Western Balkans Countries Discuss Investment, Jobs and Integration

By invitation of wiiw and the World Bank, ministers and senior officials and policy experts from international organisations met in Vienna to discuss the region’s major challenges

The World Bank and the Vienna Institute for International Economic Studies (wiiw) held a high-level policy dialogue on ‘Investment, Jobs and Integration’ last week. Ministers and senior officials from the Western Balkans region as well as policy experts from international organisations and the business community gathered to discuss the challenges the region is currently facing, in particular the high unemployment rate, low international competitiveness, and lack of modern infrastructure. Heightened risks in Europe make it urgent for the Western Balkans countries to pursue vigorous economic and structural reforms at home to advance their integration in the EU and globally. Participants assessed progress that has been made and discussed ways to achieve sustained economic growth in one of the poorest regions in Europe.

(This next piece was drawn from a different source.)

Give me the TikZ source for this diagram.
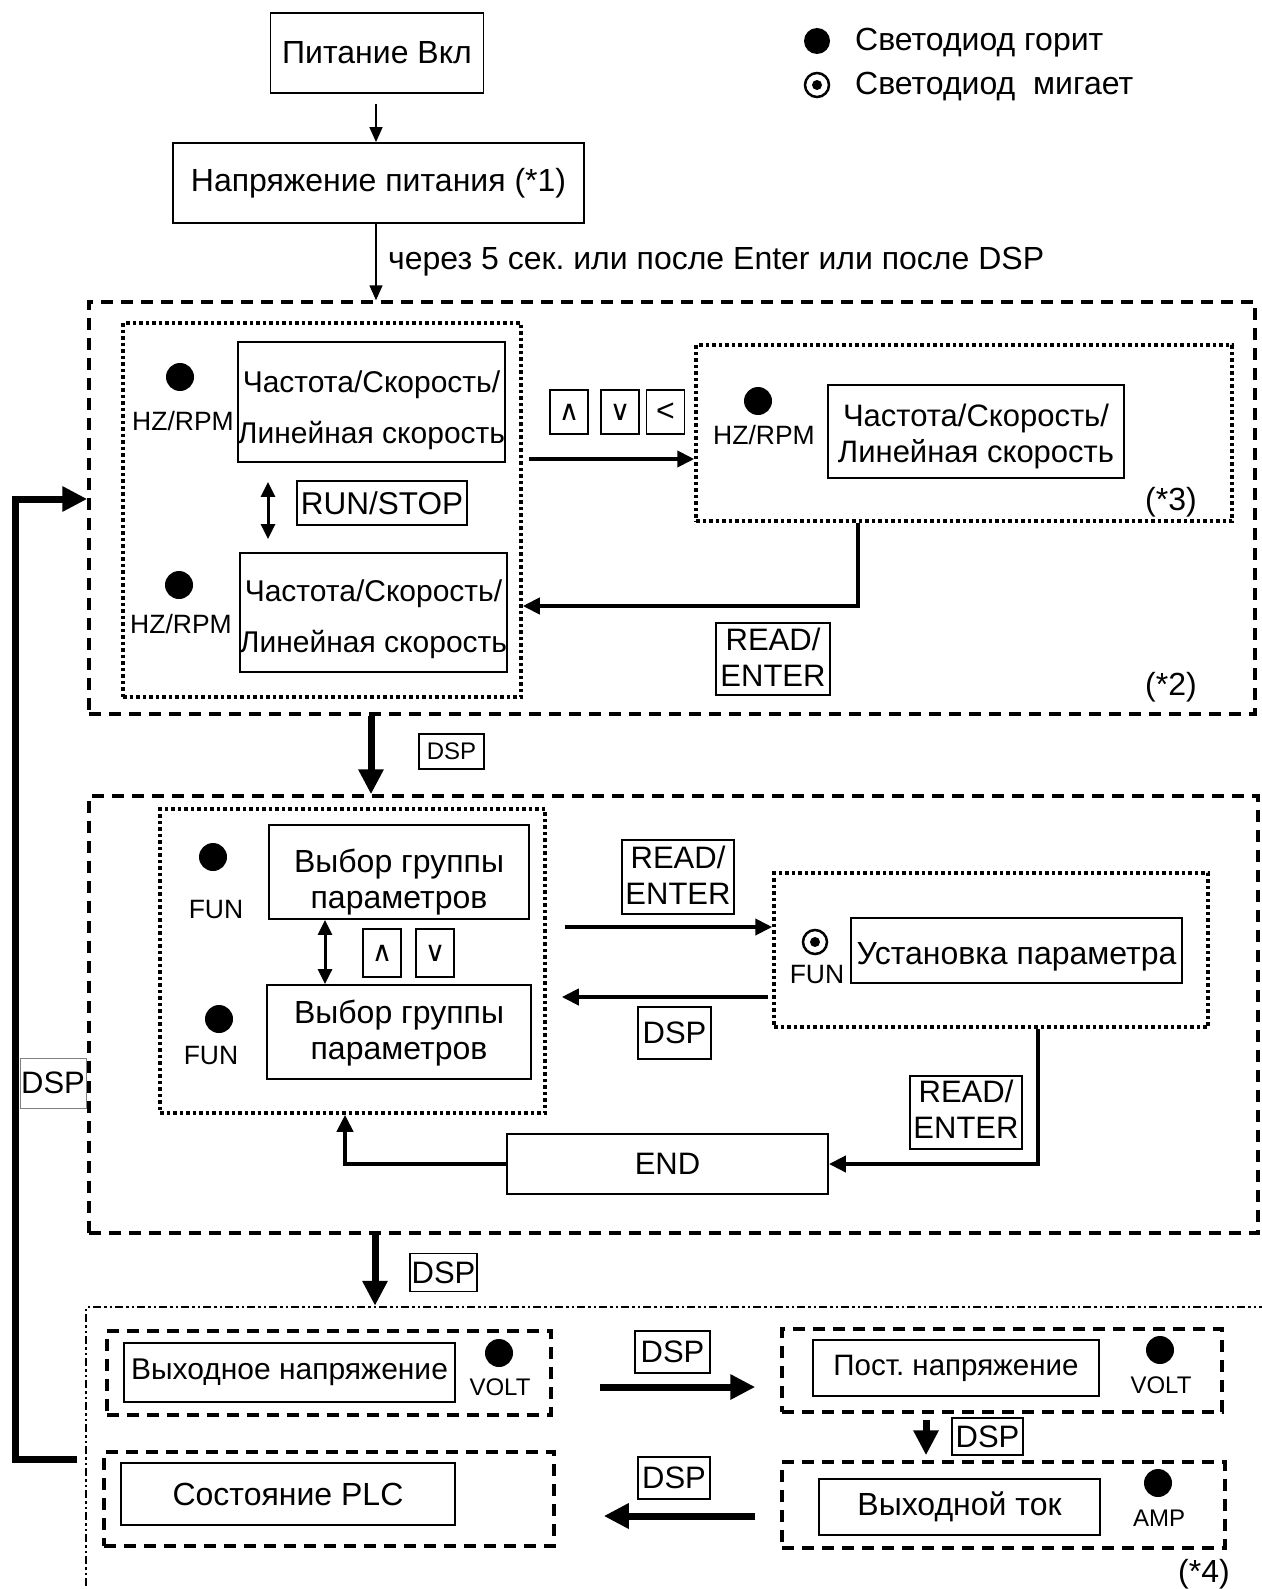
\documentclass[tikz,border=0pt]{standalone}
\usepackage{fontspec}
\setmainfont{Liberation Sans}
\newfontfamily\symfnt{DejaVu Sans}
\usetikzlibrary{arrows.meta,calc}
\newcommand\myfs[2]{\fontsize{#1}{#2}\selectfont}
\newcommand\shiftdown[2]{\raisebox{-#1}[\height][\depth]{#2}}
\newcommand\twol[2]{\begin{tabular}{@{}c@{}}#1\\#2\end{tabular}}
\frenchspacing
\tikzset{
  box/.style={draw, line width=1.8pt, inner sep=0pt, align=center, font=\myfs{32}{36}},
  keybox/.style={draw, line width=1.6pt, inner sep=0pt, minimum width=38, minimum height=44, font=\symfnt\myfs{28}{32}},
  dspbox/.style={draw, line width=1.6pt, inner sep=0pt, font=\myfs{31}{36}},
  dashbox/.style={draw, line width=3.5pt, dash pattern=on 12pt off 8pt, inner sep=0pt},
  dotbox/.style={draw, line width=3.5pt, dash pattern=on 3.5pt off 3pt, inner sep=0pt},
  dashdotbox/.style={draw, line width=2.5pt, dash pattern=on 8pt off 3pt on 2.5pt off 3pt on 2.5pt off 3pt, inner sep=0pt},
  led/.style={circle, fill=black, inner sep=0pt, minimum size=28},
  ledlab/.style={inner sep=0pt, font=\myfs{26.5}{30}},
  smlab/.style={inner sep=0pt, font=\myfs{24}{28}},
  txt/.style={inner sep=0pt, font=\myfs{32}{36}},
  thinarrow/.style={line width=1.5pt, -{Triangle[length=15pt, width=13pt]}},
  midarrow/.style={line width=4pt, -{Triangle[length=17pt, width=16pt]}},
  dblarrow/.style={line width=3pt, {Triangle[length=15pt, width=14pt]}-{Triangle[length=15pt, width=14pt]}},
  thickarrow/.style={line width=7pt, -{Triangle[length=25pt, width=24pt]}},
}
\begin{document}
\begin{tikzpicture}[x=1pt, y=-1pt]
\useasboundingbox (0,0) rectangle (1261,1589);
\fill[white] (0,0) rectangle (1261,1589);

% ---------- top ----------
\node[box, minimum width=213, minimum height=80] (pwr) at (377,53) {Питание Вкл};
\node[box, minimum width=411, minimum height=80] (volt) at (378.5,183) {Напряжение питания (*1)};
\draw[thinarrow, shorten <=10pt] (376,0 |- pwr.south) -- (376,0 |- volt.north);
\node[txt, anchor=west] (lbl5) at (388,262) {через 5 сек. или после Enter или после DSP};

% legend
\node[led, minimum size=26] (legon) at (817,41) {};
\node[txt, anchor=west] (legontxt) at (855,43) {Светодиод горит};
\node[circle, draw, line width=2.5pt, inner sep=0pt, minimum size=24] (legbl) at (817,85) {};
\fill (legbl.center) circle (5);
\node[txt, anchor=west] (legbltxt) at (855,87) {Светодиод\ \ мигает};

% ---------- section 1 ----------
\node[dashbox, minimum width=1166, minimum height=412] (sec1) at (672,508) {};
\draw[thinarrow] (376,0 |- volt.south) -- (376,0 |- sec1.north);
\node[dotbox, minimum width=398, minimum height=374] (d1) at (322,510) {};
\node[box, minimum width=267, minimum height=120, font=\myfs{30}{51}] (a1) at (371.5,402) {\shiftdown{6pt}{\twol{Частота/Скорость/}{Линейная скорость}}};
\node[box, minimum width=267, minimum height=119, font=\myfs{30}{51}] (a2) at (373.5,612.5) {\shiftdown{4pt}{\twol{Частота/Скорость/}{Линейная скорость}}};
\node[led] (la1) at (180,377) {};
\node[ledlab] (ha1) at (183,421) {HZ/RPM};
\node[led] (la2) at (179,585) {};
\node[ledlab] (ha2) at (181,624) {HZ/RPM};
\draw[dblarrow, shorten <=19pt, shorten >=13pt] (268,0 |- a1.south) -- (268,0 |- a2.north);
\node[box, minimum width=170, minimum height=44, font=\myfs{31.5}{36}] (runstop) at (382,503) {RUN/STOP};

\node[keybox] (k1) at (569,412) {∧};
\node[keybox] (k2) at (620,412) {∨};
\node[keybox, font=\myfs{32}{36}] (k3) at (665.5,412) {<};

\node[dotbox, minimum width=536, minimum height=176] (d2) at (964,433) {};
\node[led] (la3) at (758,401) {};
\node[ledlab] (ha3) at (764,435) {HZ/RPM};
\node[box, minimum width=296, minimum height=93, font=\myfs{31}{36}] (a3) at (976,431.5) {\shiftdown{6pt}{\twol{Частота/Скорость/}{Линейная скорость}}};
\node[txt] (n3) at (1171,502) {(*3)};

\draw[midarrow, shorten <=6pt] (d1.east |- 0,459) -- (d2.west |- 0,459);
\draw[midarrow, line join=miter] (858,0 |- d2.south) |- (d1.east |- 0,606);
\node[box, minimum width=114, minimum height=72, font=\myfs{31}{36}] (re1) at (773,659) {\shiftdown{2pt}{\twol{READ/}{ENTER}}};
\node[txt] (n2) at (1171,687) {(*2)};

% ---------- link 1 -> 2 ----------
\node[dspbox, minimum width=65, minimum height=35, font=\myfs{24}{28}] (dsp1) at (451.5,751.5) {DSP};

% ---------- section 2 ----------
\node[dashbox, minimum width=1169, minimum height=437] (sec2) at (673.5,1014.5) {};
\draw[thickarrow] (371,0 |- sec1.south) -- (371,0 |- sec2.north);
\node[dotbox, minimum width=385, minimum height=304] (d2a) at (352.5,961) {};
\node[box, minimum width=260, minimum height=94] (b1) at (399,872) {\shiftdown{11pt}{\twol{Выбор группы}{параметров}}};
\node[box, minimum width=264, minimum height=94] (b2) at (399,1032) {\shiftdown{2pt}{\twol{Выбор группы}{параметров}}};
\node[led] (lb1) at (213,857) {};
\node[ledlab] (fb1) at (216,910) {FUN};
\node[led] (lb2) at (219,1019) {};
\node[ledlab] (fb2) at (211,1056) {FUN};
\draw[dblarrow] (325,0 |- b1.south) -- (325,0 |- b2.north);
\node[keybox, minimum height=48] (k4) at (382,953) {∧};
\node[keybox, minimum height=48] (k5) at (435,953) {∨};

\node[box, minimum width=112, minimum height=74, font=\myfs{31}{36}] (re2) at (678,877) {\shiftdown{2pt}{\twol{READ/}{ENTER}}};
\node[dotbox, minimum width=434, minimum height=154] (d3) at (991,950) {};
\node[circle, draw, line width=2.5pt, inner sep=0pt, minimum size=24] (lc1) at (815,942) {};
\fill (lc1.center) circle (5);
\node[ledlab] (fc1) at (817,975) {FUN};
\node[box, minimum width=331, minimum height=65] (c1) at (1016.5,950.5) {\shiftdown{6pt}{Установка параметра}};
\draw[midarrow, shorten <=18pt] (d2a.east |- 0,927) -- (d3.west |- 0,927);
\draw[midarrow, shorten <=4pt, shorten >=15pt] (d3.west |- 0,997) -- (d2a.east |- 0,997);
\node[box, minimum width=73, minimum height=52, font=\myfs{31}{36}] (dsp2) at (674.5,1033) {DSP};

\node[box, minimum width=321, minimum height=60, font=\myfs{31}{36}] (endb) at (667.5,1164) {END};
\draw[midarrow, line join=miter] (1038,0 |- d3.south) |- (endb.east);
\node[box, minimum width=112, minimum height=73, font=\myfs{31}{36}] (re3) at (966,1112.5) {\shiftdown{1pt}{\twol{READ/}{ENTER}}};
\draw[midarrow, line join=miter] (endb.west) -| (345,0 |- d2a.south);

% ---------- section 3 ----------
\node[dashdotbox, minimum width=1204, minimum height=313] (sec3) at (688,1463.5) {};
\draw[thickarrow] (375,0 |- sec2.south) -- (375,0 |- sec3.north);
\node[dspbox, minimum width=67, minimum height=38] (dsp3) at (443.5,1272.5) {DSP};

\node[dashbox, minimum width=444, minimum height=84] (bxA) at (329,1373) {};
\node[box, minimum width=331, minimum height=59, font=\myfs{30}{36}] (ov) at (289.5,1372.5) {Выходное напряжение};
\node[led] (lA) at (499,1353) {};
\node[smlab] (vA) at (500,1387) {VOLT};

\node[dashbox, minimum width=440, minimum height=83] (bxB) at (1002,1370.5) {};
\node[box, minimum width=286, minimum height=56, font=\myfs{29.5}{34}] (pv) at (956,1368) {Пост. напряжение};
\node[led] (lB) at (1160,1350) {};
\node[smlab] (vB) at (1161,1385) {VOLT};

\node[dashbox, minimum width=443, minimum height=86] (bxC) at (1003.5,1505) {};
\node[box, minimum width=281, minimum height=56] (oc) at (959.5,1507) {Выходной ток};
\node[led] (lC) at (1158,1483) {};
\node[smlab] (aC) at (1159,1518) {AMP};

\node[dashbox, minimum width=450, minimum height=94] (bxD) at (329,1499) {};
\node[box, minimum width=334, minimum height=62] (plc) at (288,1494) {Состояние PLC};

\draw[thickarrow, shorten <=47pt, shorten >=25pt] (bxA.east |- 0,1387) -- (bxB.west |- 0,1387);
\node[dspbox, minimum width=75, minimum height=42] (dspR) at (672.5,1352) {DSP};
\draw[thickarrow, shorten <=6pt, shorten >=5pt] (926,0 |- bxB.south) -- (926,0 |- bxC.north);
\node[dspbox, minimum width=71, minimum height=37] (dspD) at (987.5,1436.5) {DSP};
\draw[thickarrow, shorten <=25pt, shorten >=48pt] (bxC.west |- 0,1516) -- (bxD.east |- 0,1516);
\node[dspbox, minimum width=72, minimum height=42] (dspL) at (674,1478) {DSP};
\node[txt] (n4) at (1204,1574) {(*4)};

% ---------- feedback loop ----------
\draw[thickarrow, line join=miter, shorten <=8pt] (sec3.west |- 0,1459) -| (15,499) -- (sec1.west |- 0,499);
\node[draw=gray, line width=1pt, fill=white, inner sep=0pt, minimum width=66, minimum height=50, font=\myfs{31}{36}] (dspF) at (53,1083) {DSP};

\end{tikzpicture}
\end{document}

E. Goldstein (World Bank), H. Swoboda (wiiw), S. Arifagic (RCC), A. Hoti (Ministry of Finance, Kosovo), E. Luci (Ministry of Finance, Albania), B. Fras (National Bank, Croatia)

In her welcome address, Ellen Goldstein, World Bank Regional Director for the Western Balkans noted that economic growth in the Western Balkans is recovering and is also showing signs of rebalancing from consumption-driven to investment and exports-led growth. “Prosperity in the Western Balkan countries will require a fundamental shift from inward-looking to outward-looking development policies.  We have seen positive signs recently, but deeper transformation will be needed to ensure attractive and predictable business environments at home, efficient regional infrastructure networks, and world-class trade logistics. Strong and sustained implementation of these reforms in the year ahead will strengthen the foundations for future growth and job creation,” said Ellen Goldstein.  

A notable revival of investment has started to support the rebalancing process in the region. In Serbia, Albania, and Kosovo, growth is increasingly being driven by private investment. Participants noted that public investment can also play an important role for growth.

M. Landesmann (wiiw), A. Papadopoulos (DG NEAR), P. Sanfey (EBRD), A. Kemives (Chamber of Commerce and Industry, Serbia), T. Johnson (World Bank), H. Vidovic (wiiw)

As we discuss in the World Bank’s latest Southeast Europe Regular Economic Report, given the fiscal situation and rising public debt in all Western Balkan countries, public spending needs to be carefully evaluated to ensure highest economic and social returns and safeguard fiscal sustainability. Therefore, the role of public investment management is important in evaluating the opportunity cost of public money,” said Gallina Vincelette, World Bank Programme Leader for Equitable Growth, Finance and Institutions.

Participants agreed that rigorous and transparent arrangements for appraisal, selection, and approval of investment projects and reinforcement of the institutions related to funding, management, and monitoring of projects will ensure quality delivery of public services, connect citizens and firms to economic opportunities, and serve as a central catalyst for economic growth.

Mario Holzner, Deputy Director of wiiw, pointed out that there are policy options that can help improve competitiveness without further burdening public finances. “The Berlin process could be quite helpful in identifying priority “soft” and “hard” transport and trade facilitation measures and channeling investment to meet these priorities. In fact, we have calculated in our study on Improving Competitiveness in the Balkan Region that an investment push through the priority infrastructure projects selected in the Berlin Process, amounting to EUR 7.7 billion invested during the next 15 years, could lead to a growth impulse of about 1 percent GDP per annum and a positive employment effect of additional 200,000 people, or 4 percent of the workforce”.

Mario Holzner, wiiw Deputy Director

A focus on policies for employment was deemed critical by all participants. Very low employment rates, unemployment rates above EU levels (average 19 percent), and extremely high youth unemployment (about 45 percent on average for those aged 15-24) are a big concern.  Moreover, over a quarter of young people are inactive (not in employment, education, or training).  Economic growth and policies to encourage job creation are essential, but structural constraints to youth unemployment also need to be addressed. Key reforms to increase youth employment include:  improving the relevance of education and training for the needs of the market; addressing disincentives for hiring young people, including through reform of labour regulations and taxation policies; improved labour market information and better targeted active labour market policies; and improved access to quality and affordable child care.

Regional integration as well as further steps towards EU integration will be instrumental to achieve the many fold challenges ahead. Finance Minister Avdullah Hoti (Kosovo), Deputy Finance Minister Erjon Luci (Albania) and Sanjin Arifagic, Coordinator of the SEE2020 strategy of the Regional Cooperation Council all pointed to progress that has already been made.